I'd argue that this sentence is not only the critical one in your argument, it is also, flagrantly untrue, or at the very least stretched beyond all reasonable bounds of what can be deemed true or false.
If I'm mistaking your argument, that's my error, but my read of this is that you're essentially arguing that there is either, in effect, a level playing field for all people, or that there is at least some kind of equality of potential in all people from birth/youth onward, and that it's simply effort or lack thereof that determines outcomes. That's what I'm referring to as the point that I'd argue is either untrue or beyond any reasonable falsification. It is empirically, factually untrue that there are no systemic issues that hold certain people back. That is true in something as basic as the school system, where the quality of education (and facilities) varies from school to school even just in one city. Someone born and raised in a home situation which has stable parenting, stable and sufficient income, and the ability to access better education and opportunities has advantages over someone who doesn't. People who are, through no fault of their own, born into bad circumstances would have to work enormously harder simply to reach the same level of opportunities as others, and that's assuming that things like race, and income, and anything else that might be brought up don't work against them. It becomes very hard for a great many people to say to people whose situations are terrible that "too bad you were born poor, you should just work way harder than everyone else, and maybe then you'll get ahead of the people with tons more advantage", because that is fundamentally unfair. Does it lead to a lot of fairly-well-intentioned, sometimes-misguided, frequently-poorly-designed-and-implemented policies? Yes. Does it result in some people deciding they shouldn't need to do much of any work on their own at all? Presumably yes. But simply saying that it's all the individual's fault, and implying that there is no systemic issues at play, is at best mistaken and at worst outright denialism in the service of a governmental philosophy often weaponized in favor of the powerful against the weak. (By the way, I do not mean to imply any ill will or malevolence in your argument, just that similar arguments are used dishonestly by some people for political ends.)
What systemic is referring to is that nobody in that situation could possibly rise above it. It is not saying that everybody has the same advantages in life. Some people will absolutely have to work harder, and some people also never identify their true talents which holds them back. Studies show that first born children, on average, do better than second born children, third born, and so on, WITHIN THE SAME FAMILY.
You can be born poor, and still become president, or a doctor, lawyer, archeologist... Whatever you want to be, there isn't a systemic (government in particular) barrier that firmly blocks you from getting there. In the past this wasn't always true. If you possess the merits for a line of work but it is impossible for you to achieve it based on the system, that's what I'm referring to. A good example is when MLB only allowed white players until Jackie Robinson finally broke through. Plenty of non-white players were good enough for MLB based on their playing abilities, but weren't given the chance and the system allowed that to happen. That, luckily for everybody, is no longer the case. Back to the doctor scenario, you can be a black doctor, a white doctor, a woman doctor, a short doctor, a hairy doctor, a gay doctor, an any-religion doctor, a trans doctor... As long as you did what you needed to do to meet the standards, including going through the schooling, exams, and residency, you can be a doctor, no matter what other characteristics you identify with.

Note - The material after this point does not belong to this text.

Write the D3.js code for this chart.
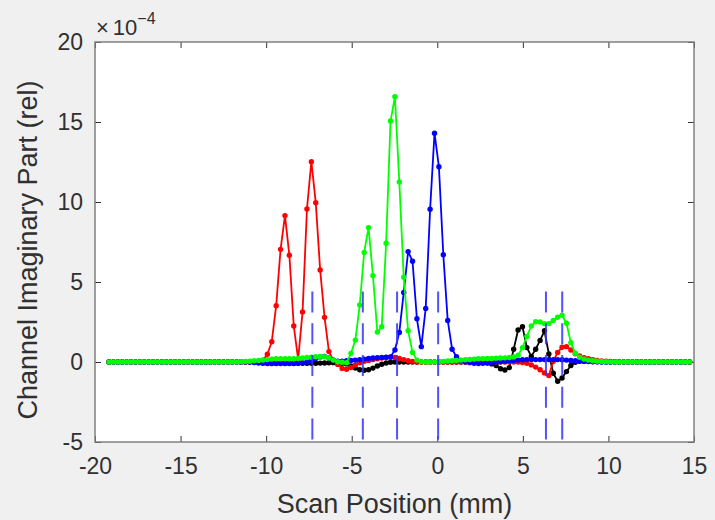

For fairness, I like to point to something much less loaded than people. Some countries have deep rivers that flow out to oceans and allow them to serve as transport and for port cities to develop. Others have rivers that flow to inland seas which do not facilitate global trading. Others have rivers with giant waterfalls and rapids that make transport all but impossible. Others don't have any large rivers at all.
At the end of the day, a lot of life is the luck of the draw, but in America the original draw does not determine your fate if you don't allow it to. If you drill in to every single person's individual situation, you will find things that are inherently unfair that they have had to deal with. But who is the government to tell us what's fair, and then to take from some in order to prop up others?
Also, at the end of the day, you have the ability to help determine the fate of the next generation by the parenting you provide to your children. My parents worked hard to put a roof over my head. Why should they be asked to support anybody else's children other than their own, and why should anybody be expected to support me if not my parents themselves? We all have to be individually responsible for ourselves and stop expecting the government to come save us by incrementally putting our freedoms back into their hands. So no, life isn't fair, but the opportunity is there for everybody who chooses to seize it and has the fortitude to live out their dreams.